Imam Al-Farabi, dalam karyanya tentang negara ideal (Madinah Al-Fadhilah), menyatakan bahwa pemimpin harus memiliki kebijaksanaan (hikmah) untuk menyeimbangkan kepentingan pribadi dan publik, dengan fokus pada kebaikan bersama. Sikap ugal-ugalan, seperti memaksakan kebijakan tanpa musyawarah atau menunjukkan gaya hidup hedonis, bertentangan dengan prinsip ini.
5. Akuntabilitas dan Transparansi
Islam menuntut pejabat untuk akuntabel, baik di hadapan Allah maupun rakyat. Dalam Surah Al-Zalzalah ayat 7-8, Allah SWT menegaskan bahwa setiap perbuatan, sekecil apa pun, akan dipertanggungjawabkan. Oleh karena itu, pejabat harus transparan dalam pengelolaan keuangan negara, pengambilan kebijakan, dan pelaksanaan tugas. Menurut Said Nursi dalam Risale-i Nur, akuntabilitas mencakup kesediaan untuk menerima kritik dan memperbaiki kesalahan, bukan bersikap defensif atau arogan.
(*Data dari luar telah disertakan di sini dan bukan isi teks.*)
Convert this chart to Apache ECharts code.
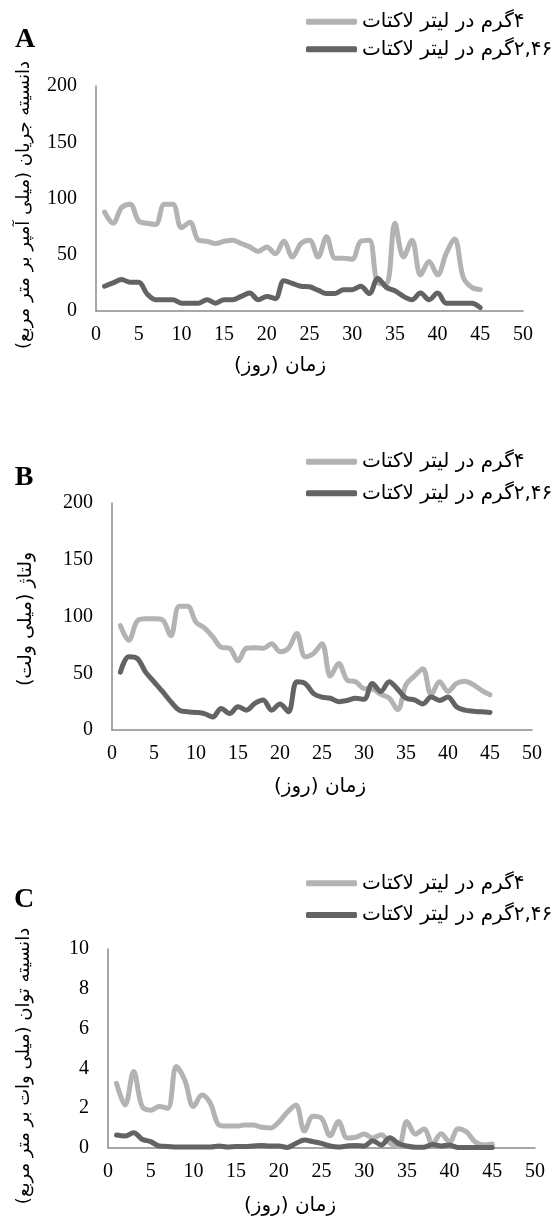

6. Menghindari Korupsi dan Penyalahgunaan Kekuasaan
Korupsi (risywah) dan penyalahgunaan wewenang adalah dosa besar dalam Islam. Rasulullah SAW bersabda: “Barang siapa yang kami berikan jabatan, lalu dia mengambil sesuatu darinya secara tidak sah, maka dia adalah pengkhianat” (HR. Muslim). Ulama seperti Ibnu Khaldun dalam Muqaddimah menegaskan bahwa korupsi merusak tatanan sosial dan melemahkan negara. Pejabat yang terlibat dalam praktik ini tidak hanya melanggar syariat, tetapi juga mengkhianati kepercayaan rakyat.
Kesimpulan
Sikap seorang pejabat menurut Islam harus mencerminkan amanah, keadilan, kerendahan hati, pelayanan, akuntabilitas, dan penghindaran dari korupsi. Al-Qur’an, hadis, dan pandangan ulama seperti Al-Ghazali, Ibn Taimiyyah, dan Al-Mawardi menegaskan bahwa kepemimpinan adalah tanggung jawab ilahi yang harus dijalankan dengan penuh kesadaran moral. Pejabat yang sombong, ugal-ugalan, atau semena-mena tidak hanya melanggar prinsip Islam, tetapi juga merusak kepercayaan publik dan stabilitas sosial. Oleh karena itu, seorang pejabat harus meneladani Rasulullah SAW sebagai pelayan rakyat, bukan penguasa yang menindas. Dengan menerapkan nilai-nilai ini, pejabat dapat menjadi teladan yang membawa kebaikan bagi umat dan negara.